FORUM KEADILAN – Usai diperiksa selama 10 jam sebagai saksi dalam kasus dugaan korupsi tata kelola minyak mentah dan produk kilang pada PT Pertamina Subholding dan Kontraktor Kontrak Kerja Sama (KKKS) tahun 2018-2023. Mantan Komisaris Utama PT Pertamina (Persero) Basuki Tjahaja Purnama alias Ahok mengaku, tidak mengetahui apa-apa soal korupsi tersebut.
Diketahui, Ahok diperiksa sebagai saksi di Kejagung sejak pukul 08.45 WIB atau sembilan jam saat berita ini diturunkan.
“Saya juga kaget-kaget, loh kok gila juga ya saya bilang gitu ya, saya kok nggak tahu itu, ini wajar kita nggak tahu, karena kita di atas kan ya,” katanya kepada media di Kejagung RI, Jakarta Selatan, Kamis 13/2/2025.
Ahok mengatakan, Kejagung memiliki data yang lebih banyak ketibang dirinya. Pasalnya, hal ini terjadi di sub holding Pertamina.
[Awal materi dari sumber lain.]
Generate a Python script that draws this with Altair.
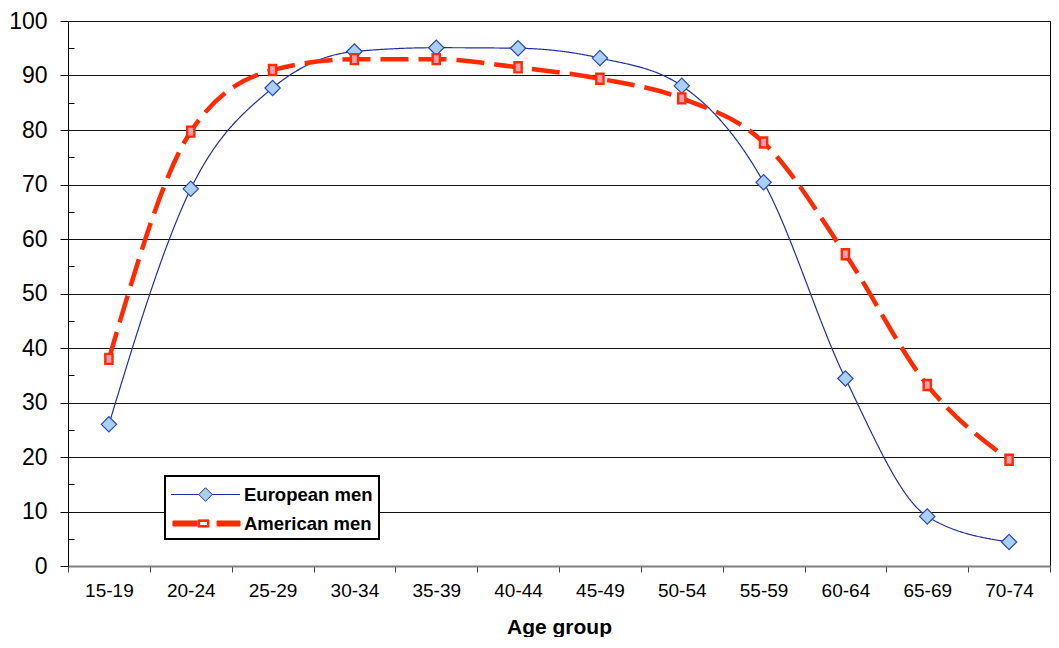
import altair as alt
import pandas as pd

groups = ["15-19", "20-24", "25-29", "30-34", "35-39", "40-44",
          "45-49", "50-54", "55-59", "60-64", "65-69", "70-74"]
european = [26.0, 69.2, 87.7, 94.4, 95.1, 95.0, 93.2, 88.1, 70.4, 34.4, 9.1, 4.4]
american = [38.0, 79.7, 91.0, 93.0, 93.0, 91.5, 89.4, 85.8, 77.7, 57.2, 33.2, 19.5]
series_names = ["European men", "American men"]
minor_ticks = [5, 15, 25, 35, 45, 55, 65, 75, 85, 95]

rows = []
for g, e, a in zip(groups, european, american):
    rows.append({"group": g, "series": series_names[0], "value": e})
    rows.append({"group": g, "series": series_names[1], "value": a})
df = pd.DataFrame(rows)

FONT = "Liberation Sans"
dom = series_names

xenc = alt.X("group:N", sort=groups, scale=alt.Scale(type="band", paddingInner=0, paddingOuter=0),
             axis=alt.Axis(tickBand="extent", labelAngle=0, labelFontSize=19, labelFont=FONT,
                           labelColor="black", labelPadding=9, tickSize=6, tickColor="#444",
                           domainColor="#808080", domainWidth=2, gridColor="#444", gridWidth=1.3,
                           title="Age group", titleFont=FONT, titleFontSize=21, titleFontWeight="bold",
                           titleColor="black", titlePadding=16))

yscale = alt.Scale(domain=[0, 100], nice=False)

lines = alt.Chart(df).mark_line(interpolate="monotone").encode(
    x=xenc,
    y=alt.Y("value:Q", scale=yscale,
            axis=alt.Axis(values=list(range(0, 101, 10)), labelFontSize=23, labelFont=FONT,
                          labelColor="black", labelPadding=13, tickSize=8, tickColor="black",
                          domainColor="black", gridColor="#111", gridWidth=1, title=None)),
    color=alt.Color("series:N", scale=alt.Scale(domain=dom, range=["#1f2f9f", "#ff2a00"]), legend=None),
    strokeDash=alt.StrokeDash("series:N", scale=alt.Scale(domain=dom, range=[[1, 0], [28, 10]]), legend=None),
    strokeWidth=alt.StrokeWidth("series:N", scale=alt.Scale(domain=dom, range=[1.2, 4.5]), legend=None),
)

rect_path = "M-0.72,-1H0.72V1H-0.72Z"
points = alt.Chart(df).mark_point(filled=True, opacity=1).encode(
    x=alt.X("group:N", sort=groups),
    y=alt.Y("value:Q", scale=yscale, axis=None),
    shape=alt.Shape("series:N", scale=alt.Scale(domain=dom, range=["diamond", rect_path]), legend=None),
    fill=alt.Fill("series:N", scale=alt.Scale(domain=dom, range=["#a8d0f8", "#ff9fb0"]), legend=None),
    stroke=alt.Stroke("series:N", scale=alt.Scale(domain=dom, range=["#2a48b0", "#ff2a00"]), legend=None),
    strokeWidth=alt.StrokeWidth("series:N", scale=alt.Scale(domain=dom, range=[1.2, 2.4]), legend=None),
    size=alt.Size("series:N", scale=alt.Scale(domain=dom, range=[235, 100]), legend=None),
)

eu_path = "M-2.875,0H-0.56M0.56,0H2.875M0,-0.56L0.56,0L0,0.56L-0.56,0Z"
am_path = ("M-2.71,-0.21H-0.71V0.21H-2.71Z M0.96,-0.21H2.875V0.21H0.96Z "
           "M-0.625,-0.3H0.29V0.3H-0.625Z M-0.5,-0.17V0.17H0.17V-0.17Z")

leg = alt.Legend(title=None, orient="none", legendX=97, legendY=455, symbolOpacity=1,
                 symbolSize=576, symbolStrokeWidth=1, labelFont=FONT, labelFontSize=18.5,
                 labelFontWeight="bold", labelColor="black", labelOffset=26, symbolOffset=22,
                 labelExpr="datum.label + '\u00a0\u00a0\u00a0\u00a0'",
                 strokeColor="black", fillColor="white", padding=6, rowPadding=7)

legend_layer = alt.Chart(df).mark_point(filled=True, opacity=0, size=576).encode(
    x=alt.X("group:N", sort=groups),
    y=alt.Y("value:Q", scale=yscale,
            axis=alt.Axis(values=minor_ticks, orient="left", offset=-6, tickSize=6, labels=False,
                          domain=False, grid=False, ticks=True, tickColor="black", title=None)),
    shape=alt.Shape("series:N", scale=alt.Scale(domain=dom, range=[eu_path, am_path]), legend=leg),
    fill=alt.Fill("series:N", scale=alt.Scale(domain=dom, range=["#a8d0f8", "#ff2a00"]), legend=leg),
    stroke=alt.Stroke("series:N", scale=alt.Scale(domain=dom, range=["#1f2f9f", "#ff2a00"]), legend=leg),
)

chart = alt.layer(lines, points, legend_layer).resolve_scale(
    shape="independent", fill="independent", stroke="independent", strokeWidth="independent"
).resolve_axis(y="independent").properties(
    width=982, height=545, padding={"left": 0, "top": 2, "right": 0, "bottom": 0},
    background="white"
).configure_view(stroke="black", strokeWidth=1).configure_legend(strokeWidth=2)

chart.save("out.html", embed_options={"renderer": "svg", "actions": False})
Sehingga, dirinya tidak bisa memeriksa sampai ke ranah operasional atau hanya memonitoring dari Rencana Kerja dan Anggaran Biaya
“Jadi ternyata, mereka (Kejagung) punya data yang lebih banyak dari pada yang saya tahu. Saya juga kaget-kaget juga, dikasih tahu penelitian ini ada fraud apa, ada penyimpangan transfer seperti apa, dia jelasin, saya juga kaget-kaget karena kan ini kan subholding ya, saya nggak bisa sampai ke operasional,” ucapnya.
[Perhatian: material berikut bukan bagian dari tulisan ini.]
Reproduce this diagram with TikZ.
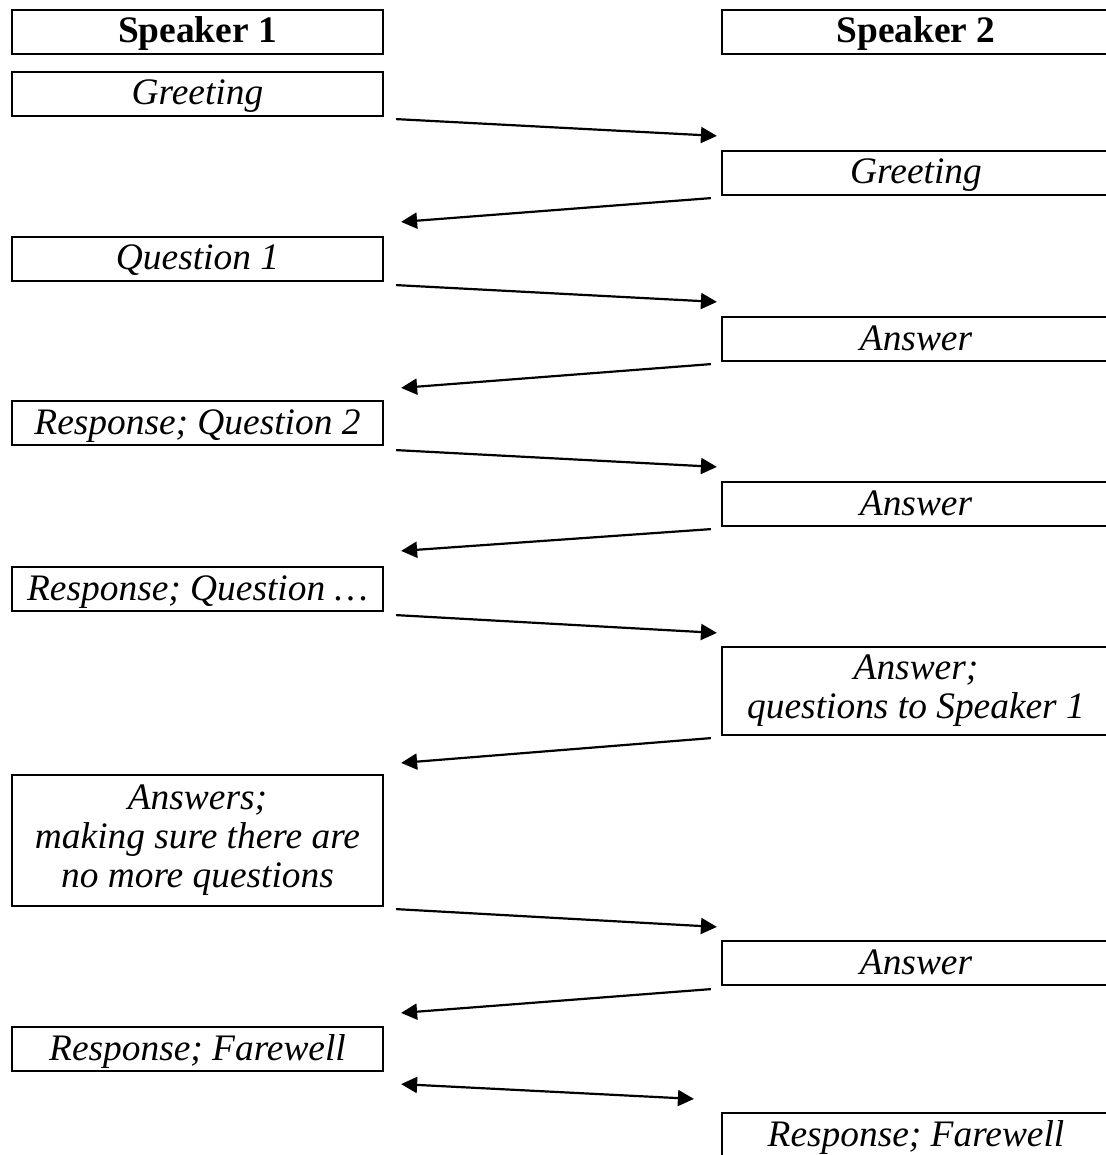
\documentclass[tikz,border=0pt]{standalone}
\usepackage{fontspec}
\setmainfont{Liberation Serif}
\usetikzlibrary{arrows.meta,positioning}

\begin{document}
\begin{tikzpicture}[x=0.5pt, y=-0.5pt,
    turn/.style={draw, rectangle, line width=1.1pt, inner sep=0pt, align=center,
        font=\fontsize{18.7}{19.5}\selectfont\itshape},
    lturn/.style={turn, minimum width=185.5pt},
    rturn/.style={turn, minimum width=194pt},
    oneline/.style={minimum height=22pt, text height=15pt, text depth=4pt},
    head/.style={font=\fontsize{18.7}{19.5}\selectfont\bfseries},
    msg/.style={line width=1.1pt, -{Triangle[length=8pt,width=8pt]}},
    both/.style={line width=1.1pt, {Triangle[length=8pt,width=8pt]}-{Triangle[length=8pt,width=8pt]}}]
    \useasboundingbox (0,0) rectangle (1105,1155);

    % speakers
    \node[lturn, oneline, head] (spk1) at (197.5,32) {Speaker 1};
    \node[rturn, oneline, head] (spk2) at (916,32) {Speaker 2};

    % speaker 1 turns
    \node[lturn, oneline] (lgreet) at (197.5,94) {Greeting};
    \node[lturn, oneline] (lq1) at (197.5,259) {Question 1};
    \node[lturn, oneline] (lq2) at (197.5,423) {Response; Question 2};
    \node[lturn, oneline] (lq3) at (197.5,589) {Response; Question \dots};
    \node[lturn, minimum height=65.5pt] (lans) at (197.5,840.5)
        {Answers;\\ making sure there are\\ no more questions};
    \node[lturn, oneline] (lbye) at (197.5,1049) {Response; Farewell};

    % speaker 2 turns
    \node[rturn, oneline] (rgreet) at (916,173) {Greeting};
    \node[rturn, oneline] (ra1) at (916,339) {Answer};
    \node[rturn, oneline] (ra2) at (916,504) {Answer};
    \node[rturn, minimum height=44pt] (ra3) at (916,691) {Answer;\\ questions to Speaker 1};
    \node[rturn, oneline] (ra4) at (916,963) {Answer};
    \node[rturn, oneline] (rbye) at (916,1135) {Response; Farewell};

    % exchanges
    \draw[msg] ([shift={(12,2)}]lgreet.south east) -- ([shift={(-4,-14)}]rgreet.north west);
    \draw[msg] ([shift={(-10,2)}]rgreet.south west) -- ([shift={(17,-14)}]lq1.north east);
    \draw[msg] ([shift={(12,3)}]lq1.south east) -- ([shift={(-4,-14)}]ra1.north west);
    \draw[msg] ([shift={(-10,2)}]ra1.south west) -- ([shift={(17,-12)}]lq2.north east);
    \draw[msg] ([shift={(12,4)}]lq2.south east) -- ([shift={(-4,-14)}]ra2.north west);
    \draw[msg] ([shift={(-10,2)}]ra2.south west) -- ([shift={(17,-15)}]lq3.north east);
    \draw[msg] ([shift={(12,3)}]lq3.south east) -- ([shift={(-4,-13)}]ra3.north west);
    \draw[msg] ([shift={(-10,2)}]ra3.south west) -- ([shift={(17,-11)}]lans.north east);
    \draw[msg] ([shift={(12,2)}]lans.south east) -- ([shift={(-4,-13)}]ra4.north west);
    \draw[msg] ([shift={(-10,3)}]ra4.south west) -- ([shift={(17,-13)}]lbye.north east);
    \draw[both] ([shift={(17,12)}]lbye.south east) -- ([shift={(-27,-13)}]rbye.north west);
\end{tikzpicture}
\end{document}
Lebih lanjut, Ahok menyebut, dirinya tidak mengetahui terkait dengan pengoplosan BBM menjadi RON 92 atau Pertamax. Bahkan, penyidik juga tidak mempertanyakan hal tersebut kepadanya.
“Enggak-enggak, kalau pengoplosan saya kira itu, di sini penyidik nggak pernah tanya itu kalau pengoplosan otomatis kendaraan-kendaraan akan protes dong kendaraan kita macet dong, nah saya kira bukan itu,” tuturnya
Selain itu, Kapuspenkum Kejagung Harli Siregar mengungkapkan, Ahok dicecar 14 pertanyaan oleh penyidik, terkait kasus tersebut. Ia menuturkan, pertanyaan penyidik lebih melihat tugas dan fungsi Ahok saat masih menjabat sebagai Komisaris Pertamina.
“Ada 14 pertanyaan pokok, Lebih melihat bagaimana tugas fungsi yang bersangkutan sebagai Komisaris Pertamina, terkait aktivitas pengawasan dalam kaitan importasi atau tata kelola kilang di subholding Pertamina Patra Niaga,” ujarnya.
Harli menegaskan, dalam tahap pemeriksaan ini, Ahok belum melengkapi semua dokumen yang dibutuhkan untuk dipelajari penyidik. Kata Harli, Ahok kemungkinan bakal diperiksa ulang.
“Jadi semua ini masih dalam proses tentu penyidik akan mendalami sembari kita masih menunggu dokumen,” tandasnya.
Sebelumnya diberitakan, diduga terjadi praktik pengoplosan BBM jenis RON 92 atau pertamax yang terjadi pada periode 2018-2023. Selama kurun waktu tersebut, para pelaku mencampur BBM impor jenis RON 88 (premium) atau RON 90 (pertalite) dengan RON 92.
BBM oplosan tersebut kemudian dipasarkan pada seluruh SPBU Pertamina sebagai pertamax atau BBM nonsubsidi. Tak hanya itu, para pelaku juga melakukan mark up biaya logistik pengiriman BBM impor hingga 13-15%.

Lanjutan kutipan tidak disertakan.